I think a game with "soul" is a game for which it is prohibitively difficult to make a good AI.
Consider Dominions and FfH2. They're both great games, with a huge variety units, spells, effects, world spells, races, and flavor text. In particular, all of these little bits interact with each other in interesting and complex ways, and if you bring the wrong set of powers to a battle, you will be completely wiped out (e.g. a niefel giant vs light infantry, or a group of fire mages vs an unprepared niefel giant). Each race plays very differently, and it can feel like an entirely different game switching from EA Arco to LA Ermor, or from the Ljosalfar to the Infernals in FfH2.
Now consider Gal Civ. In terms of gameplay, races are only distinguished by the modifiers they get to certain operations (e.g. +20% missile attack, or +10% population growth). The technologies you can research change these modifiers slightly, and only rarely introduce actual new abilities. Combat barely changes through out the game, and the 3 different types of attacks might as well be labeled A, B, and C for all the color and unique properties that they have. So when you research the great new weapon at the end of the tech tree, your attack bonus for weapon A goes from 140% to 160%. Yay.
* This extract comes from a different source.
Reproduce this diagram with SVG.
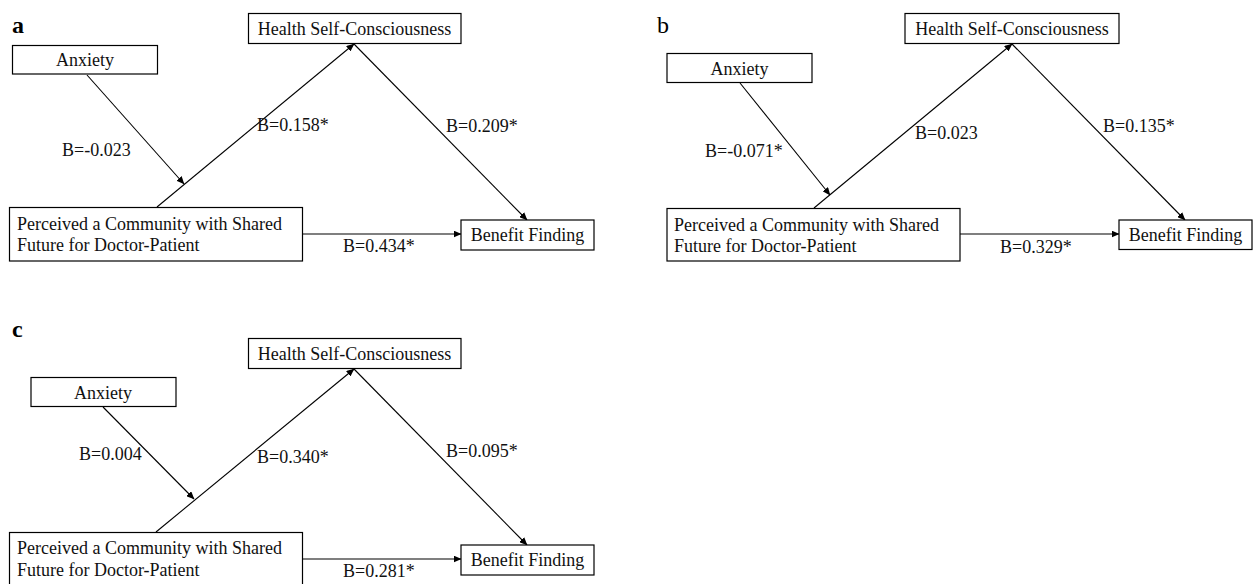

This simplicity and boringness is nice though if you are trying to write an AI, since all you have to do is maximize the product of all the various modifiers. You don't have to worry about teleporting enslave squads and SC equipment and Horrors and miasma dominion and poison resistance and unrest causing rituals and so on.
If a game is filled with meaningful, interesting, and complex decisions, and the player constantly has to think, then I would say it has soul. If the player's decisions can be easily automated, then the game doesn't have soul.